I have been counting the footprints in the snow so put my placing at 4th, though I could have been sure more left me off up the road at the start. Nevertheless, when I see a runner walking in front I decide to push on to the end of the stage, after all a 3rd place finish would be amazing, and way above expectations! I pass Bert and a few hundred metre later the path opens into a small collection of cabins on the lake. I’m expecting to see a finish line of some sort but the trail just ends, where do I go? A man at the lake waves me up the hill to a pair of cabins where the path ends. I get there desperately looking for a line to cross to finish the stage and stop the timing, but there is nothing, no-one. After a moment Jenny comes out of one of the huts, congratulates me and gives me a hug. “Where is the finish line?” I say. “You’re here!”, says Jenny with a big smile, looking at me a little perplexed but my mind is having a hard time contemplating such a low key end to 8 hours and 15 minutes and 50km of running.

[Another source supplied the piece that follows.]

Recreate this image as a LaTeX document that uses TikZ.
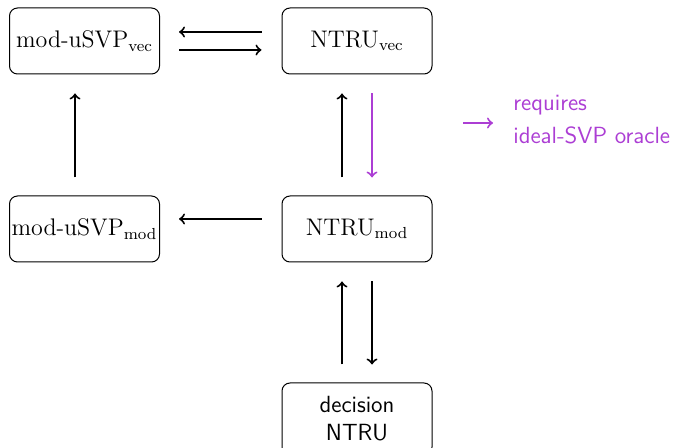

I’m led to my cabin, grab my night bag and after taking off my snow shoes head in. The cabin is warm and cosy with the stove blazing. It transpires that I had not finished 3rd, but 4th, with first place James fast enough that a snowmobile had erased his footprints in the snow. 4th place is good enough to allow me to pick the last of the bottom bunks in our cabin of 8 and I set about drying my kit over the raging stove and getting a recovery shake in.



The cabin is comfortable, the stove has made it really warm, the bunks have a thin but comfy mattresses and we have a gas cooker making it easy to heat up water. There is no electricity but we find some candles in the cupboard and by the time the cabin fills up with 4 more runners we have made it a cosy little home from home.